El arzobispo es un obispo que está al frente de una iglesia metropolitana - que es la capital de una provincia eclesiástica, que cuenta, por ello, con diócesis y obispos sufragáneos. Por tanto, al arzobispo le corresponde una cierta primacía, al menos de modo honorífico – aunque no solo - .
Hoy veo que, como le complacía hacer a algunos emperadores de Bizancio, un líder político ha descubierto su vocación arzobispal, aunque se trate de un ejercicio laico del arzobispado. El líder político en cuestión no ha podido evitar esa irresistible tendencia metropolitana laica a guiar a los sufragáneos – ellos les llaman “barones”, a recordarles la verdadera doctrina, a señalarles los límites entre lo permitido y lo prohibido.

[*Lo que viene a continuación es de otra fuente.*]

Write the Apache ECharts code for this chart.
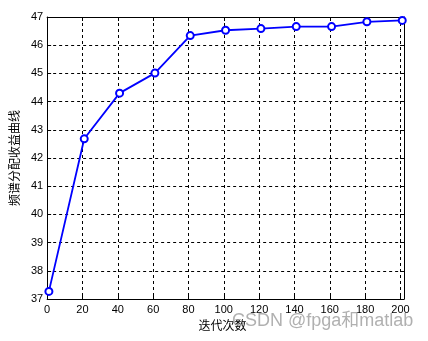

Lo llevan en la sangre, o en el cargo. O se lo pide el cuerpo. No se frenan, estos arzobispos laicos, ni ante la aconfesionalidad del Estado, que ellos preconizan, llenos de razón, que ha de convertirse en un nacional-laicismo. Envidian a los arzobispos y envidian a Franco.
Y no pueden vivir sin unos ni sin el otro: Sin una jerarquía de la Iglesia a la que confieren unos poderes que esta no detenta y sin la memoria de aquel que se titulaba “Caudillo de España por la gracia de Dios”. Ellos quieren ser, estos líderes, ambas cosas: arzobispos y caudillos, si no por la gracia de Dios, al menos por la gracia del Parlamento – que se ha convertido, ya cansado de ser solo un Parlamento, en un nuevo dios, que ya no quiere ser solo el César, sino que quiere ser también Dios, la conciencia humana y hasta la suprema norma moral-.

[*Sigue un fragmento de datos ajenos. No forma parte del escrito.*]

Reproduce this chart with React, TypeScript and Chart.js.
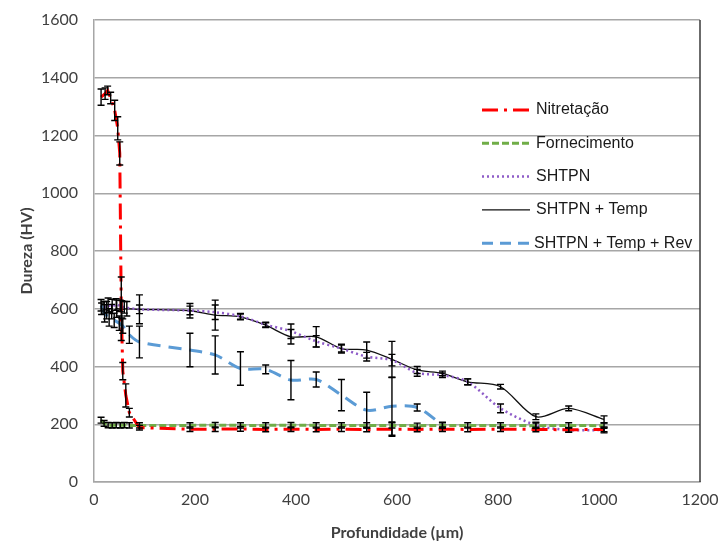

Dice nuestro arzobispito, ejercitando su magisterio laico, que criticar la ideología de género es atacar a las mujeres. Esta reducción es absurda. La defensa de los derechos humanos, que obviamente son los derechos de los hombres y de las mujeres, es perfectamente compatible con la crítica a las exageraciones de la llamada “ideología de género”.
Dice también el arzobispito, ejercitando su magisterio laico, civilizado, moderno, secularizado, humanista, renacentista, ilustrado, democrático, leído y demás letanía – menos mal que no añade a su curriculum la humildad – que “la ética es privada”. Hombre, sorprende que quien pretende, desde el Parlamento, legislar sobre todos y sobre todo – sexo, vida, muerte, creencias, impuestos, matrimonio… - argumente que la “ética es privada”. La ética no es privada, es lo más público que hay.
Cualquier convicción ética fuerte aspira a ser reconocida universalmente. Aspira incluso, en cierto modo, a verse amparada por el derecho y por las leyes. Una convicción ética nos dice que la esclavitud no es aceptable. Pero los abolicionistas de la esclavitud no se conformaron, coherentemente, con defender esa convicción en el ámbito privado, sino que trataron de que fuese compartida públicamente y de que fuese, incluso, respaldada por la ley. Y los ejemplos al respecto podrían multiplicarse.
Es verdad que, ante otras realidades, malas, se debe ejercer la tolerancia. Hay males que soportamos por respeto a bienes mayores: la libertad de pensamiento, la libertad de las conciencias, etc. Pero esta tolerancia ante lo que pensamos que es un mal tiene un límite. No queremos ni podemos tolerar que se trafique con seres humanos, que prevalezca en todo la ley del más fuerte, etc. Hay muchas cosas que éticamente – en privado y en público – son intolerables. Y hay que reivindicar que así sean reconocidas por todos.
Pero si en algo no está legitimado el arzobispito laico es en denunciar presuntas “injerencias” – al menos le han revisado el texto y escribe correctamente “injerencias” con “j” - . Algo es algo. Tiene gracia, es sarcástico incluso, que los partidos políticos, que olvidando a Dios, se consideran césares omnipotentes, hablen de “injerencia”. Los políticos quieren meterse en todo: en el bolsillo, en el pensamiento, en la educación y hasta en las regiones que, anatómicamente, suelen estar cerca del bolsillo.
¡Para que vengan a dar lecciones! Ya no somos, señor arzobispito laico, sufragáneos de unas siglas. Déjenos usted en paz. Gestione bien lo que le toque gestionar y cállese un poco.